Report how many lines hold the word "script"; answer with the number alone.

---------- Exercise data ----------

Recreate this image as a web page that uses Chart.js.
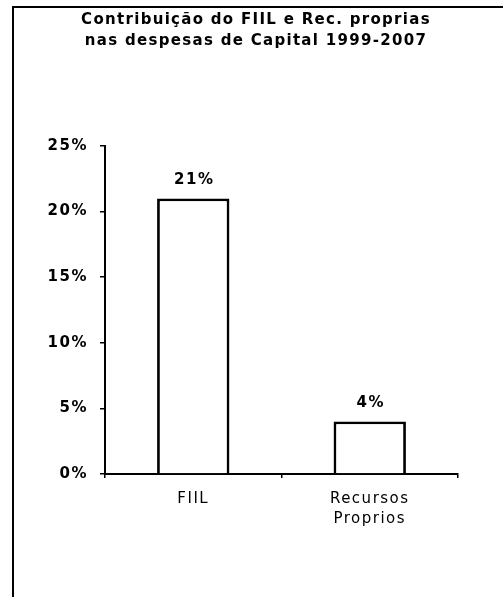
<!DOCTYPE html>
<html><head><meta charset="utf-8">
<script src="https://cdn.jsdelivr.net/npm/chart.js@4"></script>
<style>
html,body{margin:0;padding:0;background:#fff;}
#frame{position:absolute;left:12px;top:6px;width:491px;height:591px;border-left:2px solid #000;border-top:2px solid #000;box-sizing:border-box;}
#wrap{position:absolute;left:0;top:0;width:503px;height:597px;}
</style></head><body>
<div id="frame"></div>
<div id="wrap"><canvas id="c" width="503" height="597"></canvas></div>
<script>
const titleLines = ["Contribuição do FIIL e Rec. proprias", "nas despesas de Capital 1999-2007"];
const categories = [["FIIL"], ["Recursos", "Proprios"]];
const values = [21, 4];
const yTicks = [0, 5, 10, 15, 20, 25];

const FONT = '"DejaVu Sans", Verdana, sans-serif';

const spacing = {
  id: 'spacing',
  beforeUpdate(chart) { chart.ctx.letterSpacing = '1.5px'; },
  beforeDraw(chart) { chart.ctx.letterSpacing = '1.5px'; }
};

const titleDraw = {
  id: 'titleDraw',
  afterDraw(chart) {
    const ctx = chart.ctx;
    ctx.save();
    ctx.letterSpacing = '1.3px';
    ctx.font = 'bold 15px ' + FONT;
    ctx.fillStyle = '#000';
    ctx.textAlign = 'center';
    ctx.textBaseline = 'middle';
    titleLines.forEach((t, i) => ctx.fillText(t, 256, 20 + i * 21));
    ctx.restore();
  }
};

const valueLabels = {
  id: 'valueLabels',
  afterDatasetsDraw(chart) {
    const ctx = chart.ctx;
    const meta = chart.getDatasetMeta(0);
    ctx.save();
    ctx.letterSpacing = '1.5px';
    ctx.font = 'bold 15px ' + FONT;
    ctx.fillStyle = '#000';
    ctx.textAlign = 'center';
    ctx.textBaseline = 'bottom';
    meta.data.forEach((bar, i) => {
      ctx.fillText(values[i] + '%', bar.x + 1, bar.y - 11);
    });
    ctx.restore();
  }
};

new Chart(document.getElementById('c'), {
  type: 'bar',
  data: {
    labels: categories,
    datasets: [{
      data: values,
      backgroundColor: '#fff',
      borderColor: '#000',
      borderWidth: 2.8,
      barPercentage: 0.41,
      categoryPercentage: 1.0
    }]
  },
  options: {
    responsive: false,
    animation: false,
    layout: { padding: { left: 0, right: 45, top: 146, bottom: 0 } },
    plugins: {
      legend: { display: false },
      tooltip: { enabled: false },
      title: { display: false }
    },
    scales: {
      y: {
        min: 0, max: 25,
        afterBuildTicks(axis) { axis.ticks = yTicks.map(v => ({ value: v })); },
        afterFit(axis) { axis.width = 105; },
        ticks: {
          callback: v => v + '%',
          color: '#000',
          padding: 12,
          font: { family: FONT, size: 15, weight: 'bold' }
        },
        grid: { display: true, drawOnChartArea: false, drawTicks: true, tickLength: 5, color: '#000', lineWidth: 1.5 },
        border: { display: true, color: '#000', width: 2 }
      },
      x: {
        afterFit(axis) { axis.height = 123; },
        ticks: {
          color: '#000',
          padding: 11,
          font: { family: FONT, size: 15, lineHeight: 1.35 }
        },
        grid: { display: true, drawOnChartArea: false, offset: true, tickLength: 4, color: '#000', lineWidth: 1.5 },
        border: { display: true, color: '#000', width: 2 }
      }
    }
  },
  plugins: [spacing, valueLabels, titleDraw]
});
</script>
</body></html>
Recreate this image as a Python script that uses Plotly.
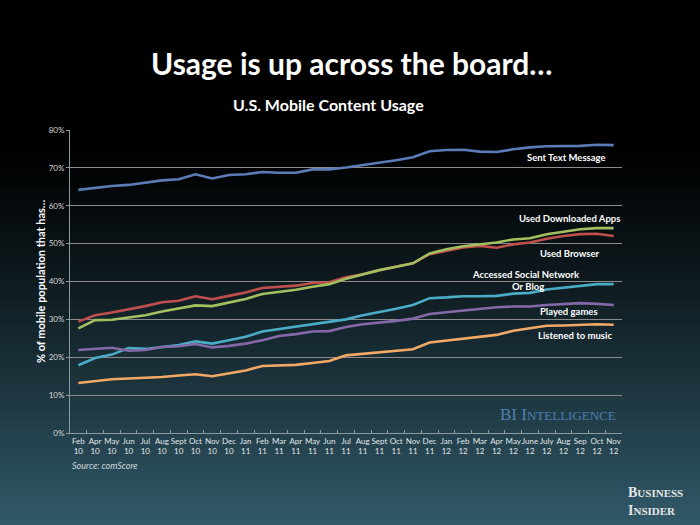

----------

- **Result of this task**
4